EXERCISE BRIEF:
Extract exactly those lines that lie between the start of the material and the line with "# === 0. DATA", including both boundary lines and no others.

— START DATA SEGMENT —

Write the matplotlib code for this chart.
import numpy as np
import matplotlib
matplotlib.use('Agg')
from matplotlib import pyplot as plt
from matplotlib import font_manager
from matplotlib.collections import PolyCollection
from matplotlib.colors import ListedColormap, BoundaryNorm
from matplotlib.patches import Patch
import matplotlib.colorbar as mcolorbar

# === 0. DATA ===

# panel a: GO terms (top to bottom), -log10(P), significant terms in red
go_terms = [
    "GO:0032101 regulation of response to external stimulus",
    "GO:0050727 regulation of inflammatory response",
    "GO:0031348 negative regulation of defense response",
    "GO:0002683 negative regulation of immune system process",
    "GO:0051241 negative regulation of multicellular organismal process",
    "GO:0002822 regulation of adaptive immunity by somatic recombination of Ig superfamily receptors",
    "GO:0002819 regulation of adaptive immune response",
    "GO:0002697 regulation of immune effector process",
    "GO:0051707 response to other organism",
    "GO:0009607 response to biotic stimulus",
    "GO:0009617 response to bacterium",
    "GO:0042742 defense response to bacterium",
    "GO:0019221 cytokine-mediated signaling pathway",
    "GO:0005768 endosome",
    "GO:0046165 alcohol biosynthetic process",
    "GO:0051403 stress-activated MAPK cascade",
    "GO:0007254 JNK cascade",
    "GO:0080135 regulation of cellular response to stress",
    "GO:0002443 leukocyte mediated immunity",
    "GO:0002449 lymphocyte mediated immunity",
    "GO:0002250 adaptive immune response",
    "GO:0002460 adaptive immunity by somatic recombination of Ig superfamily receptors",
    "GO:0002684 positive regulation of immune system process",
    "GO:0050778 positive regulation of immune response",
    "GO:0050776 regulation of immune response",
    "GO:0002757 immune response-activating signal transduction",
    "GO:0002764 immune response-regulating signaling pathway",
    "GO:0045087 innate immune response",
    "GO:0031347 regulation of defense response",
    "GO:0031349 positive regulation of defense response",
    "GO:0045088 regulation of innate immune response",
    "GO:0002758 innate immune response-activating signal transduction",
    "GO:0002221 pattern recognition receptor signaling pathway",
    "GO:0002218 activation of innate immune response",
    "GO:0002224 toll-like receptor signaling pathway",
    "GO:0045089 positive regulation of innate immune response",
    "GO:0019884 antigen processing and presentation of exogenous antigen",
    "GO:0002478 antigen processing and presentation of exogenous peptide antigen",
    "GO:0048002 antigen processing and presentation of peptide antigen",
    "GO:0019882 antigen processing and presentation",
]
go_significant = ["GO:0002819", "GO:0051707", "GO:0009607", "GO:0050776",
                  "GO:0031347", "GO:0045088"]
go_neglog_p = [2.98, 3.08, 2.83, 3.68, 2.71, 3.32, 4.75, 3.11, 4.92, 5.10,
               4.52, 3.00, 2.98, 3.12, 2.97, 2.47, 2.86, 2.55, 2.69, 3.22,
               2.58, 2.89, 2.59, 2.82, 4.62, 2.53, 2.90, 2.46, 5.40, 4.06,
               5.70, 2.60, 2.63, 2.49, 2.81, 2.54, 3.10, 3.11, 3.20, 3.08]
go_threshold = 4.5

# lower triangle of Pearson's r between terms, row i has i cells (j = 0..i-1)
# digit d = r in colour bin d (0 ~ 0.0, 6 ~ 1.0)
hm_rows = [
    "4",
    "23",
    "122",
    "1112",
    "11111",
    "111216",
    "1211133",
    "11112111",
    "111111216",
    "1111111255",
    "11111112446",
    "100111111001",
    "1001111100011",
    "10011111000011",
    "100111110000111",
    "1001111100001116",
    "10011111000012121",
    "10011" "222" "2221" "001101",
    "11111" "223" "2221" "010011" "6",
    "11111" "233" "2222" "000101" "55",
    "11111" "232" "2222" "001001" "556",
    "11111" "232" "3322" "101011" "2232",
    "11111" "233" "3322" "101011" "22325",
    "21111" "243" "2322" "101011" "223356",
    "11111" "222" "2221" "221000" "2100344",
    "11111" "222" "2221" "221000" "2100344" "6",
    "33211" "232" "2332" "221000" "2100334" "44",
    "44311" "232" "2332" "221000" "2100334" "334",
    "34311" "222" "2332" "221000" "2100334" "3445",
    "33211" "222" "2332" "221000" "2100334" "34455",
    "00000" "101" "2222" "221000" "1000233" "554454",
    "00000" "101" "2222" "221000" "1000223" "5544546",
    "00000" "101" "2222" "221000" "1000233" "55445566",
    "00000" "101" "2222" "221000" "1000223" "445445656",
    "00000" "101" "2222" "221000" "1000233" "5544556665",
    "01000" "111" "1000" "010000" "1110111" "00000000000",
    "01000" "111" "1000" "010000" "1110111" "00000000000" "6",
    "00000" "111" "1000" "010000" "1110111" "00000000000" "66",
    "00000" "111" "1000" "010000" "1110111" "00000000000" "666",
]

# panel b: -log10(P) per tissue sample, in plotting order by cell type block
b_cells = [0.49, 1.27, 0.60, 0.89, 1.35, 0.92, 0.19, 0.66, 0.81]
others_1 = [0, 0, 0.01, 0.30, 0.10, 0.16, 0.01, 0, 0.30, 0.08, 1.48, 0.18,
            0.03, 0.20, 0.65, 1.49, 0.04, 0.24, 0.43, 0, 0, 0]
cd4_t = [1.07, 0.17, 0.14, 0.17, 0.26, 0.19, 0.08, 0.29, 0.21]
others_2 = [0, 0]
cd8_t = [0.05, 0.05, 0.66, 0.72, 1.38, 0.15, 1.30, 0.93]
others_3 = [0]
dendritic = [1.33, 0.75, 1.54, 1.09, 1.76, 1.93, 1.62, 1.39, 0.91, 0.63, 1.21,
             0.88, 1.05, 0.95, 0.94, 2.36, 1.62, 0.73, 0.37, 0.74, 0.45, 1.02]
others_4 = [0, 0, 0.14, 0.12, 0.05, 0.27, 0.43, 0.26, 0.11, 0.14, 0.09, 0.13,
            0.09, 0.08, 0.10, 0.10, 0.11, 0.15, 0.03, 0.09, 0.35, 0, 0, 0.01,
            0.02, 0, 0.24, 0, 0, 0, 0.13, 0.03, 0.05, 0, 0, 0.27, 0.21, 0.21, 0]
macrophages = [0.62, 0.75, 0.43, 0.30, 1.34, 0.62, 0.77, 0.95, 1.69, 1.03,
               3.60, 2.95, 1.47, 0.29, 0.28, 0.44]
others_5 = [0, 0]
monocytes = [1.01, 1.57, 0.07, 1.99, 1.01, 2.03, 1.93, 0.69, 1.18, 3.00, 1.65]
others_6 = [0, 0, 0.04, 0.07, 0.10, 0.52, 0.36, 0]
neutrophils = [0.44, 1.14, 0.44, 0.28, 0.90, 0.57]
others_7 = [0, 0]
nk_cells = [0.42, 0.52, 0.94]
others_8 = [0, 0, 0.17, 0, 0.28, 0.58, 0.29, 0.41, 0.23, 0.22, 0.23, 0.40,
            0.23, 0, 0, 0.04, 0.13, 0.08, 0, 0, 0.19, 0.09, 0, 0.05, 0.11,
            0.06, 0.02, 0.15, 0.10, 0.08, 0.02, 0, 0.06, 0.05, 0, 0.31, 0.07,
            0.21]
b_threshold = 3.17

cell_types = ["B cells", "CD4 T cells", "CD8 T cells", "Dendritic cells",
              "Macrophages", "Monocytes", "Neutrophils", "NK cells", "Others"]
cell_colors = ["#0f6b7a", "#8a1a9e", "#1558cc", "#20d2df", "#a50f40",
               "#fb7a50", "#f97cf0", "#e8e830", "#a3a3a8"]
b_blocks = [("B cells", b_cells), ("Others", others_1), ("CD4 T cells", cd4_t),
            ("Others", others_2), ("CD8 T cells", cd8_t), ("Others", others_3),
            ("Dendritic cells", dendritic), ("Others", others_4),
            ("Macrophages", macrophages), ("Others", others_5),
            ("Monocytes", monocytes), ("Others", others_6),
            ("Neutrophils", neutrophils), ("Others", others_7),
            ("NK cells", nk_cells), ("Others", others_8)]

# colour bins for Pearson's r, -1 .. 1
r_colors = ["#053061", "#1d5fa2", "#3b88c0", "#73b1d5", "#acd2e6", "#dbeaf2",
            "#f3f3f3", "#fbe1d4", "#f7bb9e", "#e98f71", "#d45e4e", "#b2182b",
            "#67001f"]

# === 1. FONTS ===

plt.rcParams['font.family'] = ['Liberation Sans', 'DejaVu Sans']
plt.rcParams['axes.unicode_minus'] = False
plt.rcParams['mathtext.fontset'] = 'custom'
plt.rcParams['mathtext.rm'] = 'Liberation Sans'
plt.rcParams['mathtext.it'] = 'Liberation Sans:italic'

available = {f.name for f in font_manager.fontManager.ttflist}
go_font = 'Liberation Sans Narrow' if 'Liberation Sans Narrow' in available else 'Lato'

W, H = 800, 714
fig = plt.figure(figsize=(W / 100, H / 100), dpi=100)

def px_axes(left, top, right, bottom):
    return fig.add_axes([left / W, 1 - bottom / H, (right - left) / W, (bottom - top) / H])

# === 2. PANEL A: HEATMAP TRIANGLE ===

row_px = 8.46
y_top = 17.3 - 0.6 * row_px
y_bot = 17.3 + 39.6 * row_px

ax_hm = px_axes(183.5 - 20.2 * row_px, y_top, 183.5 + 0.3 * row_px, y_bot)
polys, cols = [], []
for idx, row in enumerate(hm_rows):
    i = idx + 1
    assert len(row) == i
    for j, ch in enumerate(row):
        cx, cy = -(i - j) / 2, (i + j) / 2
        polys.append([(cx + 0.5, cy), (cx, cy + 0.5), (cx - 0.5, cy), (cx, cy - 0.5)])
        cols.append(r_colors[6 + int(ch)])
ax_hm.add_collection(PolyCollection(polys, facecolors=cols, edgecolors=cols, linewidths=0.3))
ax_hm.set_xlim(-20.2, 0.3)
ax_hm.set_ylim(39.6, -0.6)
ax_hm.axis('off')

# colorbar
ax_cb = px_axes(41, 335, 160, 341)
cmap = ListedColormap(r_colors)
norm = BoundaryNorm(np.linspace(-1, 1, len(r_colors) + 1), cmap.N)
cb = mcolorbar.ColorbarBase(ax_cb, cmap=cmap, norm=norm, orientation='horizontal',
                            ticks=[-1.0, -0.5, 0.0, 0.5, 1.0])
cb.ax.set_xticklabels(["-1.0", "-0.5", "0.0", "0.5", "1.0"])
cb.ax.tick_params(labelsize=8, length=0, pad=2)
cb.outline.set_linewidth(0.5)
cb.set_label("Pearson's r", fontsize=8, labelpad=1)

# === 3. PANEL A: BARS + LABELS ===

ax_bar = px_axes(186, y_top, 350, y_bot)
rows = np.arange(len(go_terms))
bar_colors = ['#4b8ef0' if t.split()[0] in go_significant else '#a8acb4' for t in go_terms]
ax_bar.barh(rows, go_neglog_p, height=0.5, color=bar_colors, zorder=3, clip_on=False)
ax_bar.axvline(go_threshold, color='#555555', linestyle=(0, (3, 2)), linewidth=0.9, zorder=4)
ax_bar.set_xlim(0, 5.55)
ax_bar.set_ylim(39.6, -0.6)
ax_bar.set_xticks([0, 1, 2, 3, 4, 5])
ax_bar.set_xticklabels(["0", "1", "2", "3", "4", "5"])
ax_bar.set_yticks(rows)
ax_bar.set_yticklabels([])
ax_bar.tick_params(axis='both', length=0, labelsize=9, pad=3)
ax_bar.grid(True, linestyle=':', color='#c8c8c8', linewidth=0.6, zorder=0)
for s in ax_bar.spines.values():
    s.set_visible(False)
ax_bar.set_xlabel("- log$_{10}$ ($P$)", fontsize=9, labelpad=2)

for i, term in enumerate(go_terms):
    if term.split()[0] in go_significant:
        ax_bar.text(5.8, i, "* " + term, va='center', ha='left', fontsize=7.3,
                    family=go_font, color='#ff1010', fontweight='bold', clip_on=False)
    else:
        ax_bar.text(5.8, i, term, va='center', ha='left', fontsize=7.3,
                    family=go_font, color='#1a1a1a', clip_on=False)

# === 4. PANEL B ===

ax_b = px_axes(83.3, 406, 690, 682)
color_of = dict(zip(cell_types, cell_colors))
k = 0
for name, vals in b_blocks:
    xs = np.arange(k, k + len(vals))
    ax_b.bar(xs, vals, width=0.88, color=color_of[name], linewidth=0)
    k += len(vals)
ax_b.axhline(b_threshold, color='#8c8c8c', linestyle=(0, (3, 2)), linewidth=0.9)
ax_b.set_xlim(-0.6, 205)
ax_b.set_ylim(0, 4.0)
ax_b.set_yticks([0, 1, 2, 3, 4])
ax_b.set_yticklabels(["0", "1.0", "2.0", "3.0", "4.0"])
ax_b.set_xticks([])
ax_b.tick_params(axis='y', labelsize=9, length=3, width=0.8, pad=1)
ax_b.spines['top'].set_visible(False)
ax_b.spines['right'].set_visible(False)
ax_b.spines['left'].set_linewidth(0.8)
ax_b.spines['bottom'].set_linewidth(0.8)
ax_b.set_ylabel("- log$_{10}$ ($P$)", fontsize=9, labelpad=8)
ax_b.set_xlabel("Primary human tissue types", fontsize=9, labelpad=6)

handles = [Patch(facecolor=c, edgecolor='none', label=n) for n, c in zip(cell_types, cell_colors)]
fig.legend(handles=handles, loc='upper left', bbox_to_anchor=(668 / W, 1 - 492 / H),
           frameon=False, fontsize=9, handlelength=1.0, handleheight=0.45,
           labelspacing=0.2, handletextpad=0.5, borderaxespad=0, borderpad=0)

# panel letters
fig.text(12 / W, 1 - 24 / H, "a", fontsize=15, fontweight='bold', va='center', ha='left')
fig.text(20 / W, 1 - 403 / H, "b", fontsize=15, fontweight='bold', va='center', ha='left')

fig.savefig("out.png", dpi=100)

— END DATA SEGMENT —

THE REPLY:
Write the matplotlib code for this chart.
import numpy as np
import matplotlib
matplotlib.use('Agg')
from matplotlib import pyplot as plt
from matplotlib import font_manager
from matplotlib.collections import PolyCollection
from matplotlib.colors import ListedColormap, BoundaryNorm
from matplotlib.patches import Patch
import matplotlib.colorbar as mcolorbar

# === 0. DATA ===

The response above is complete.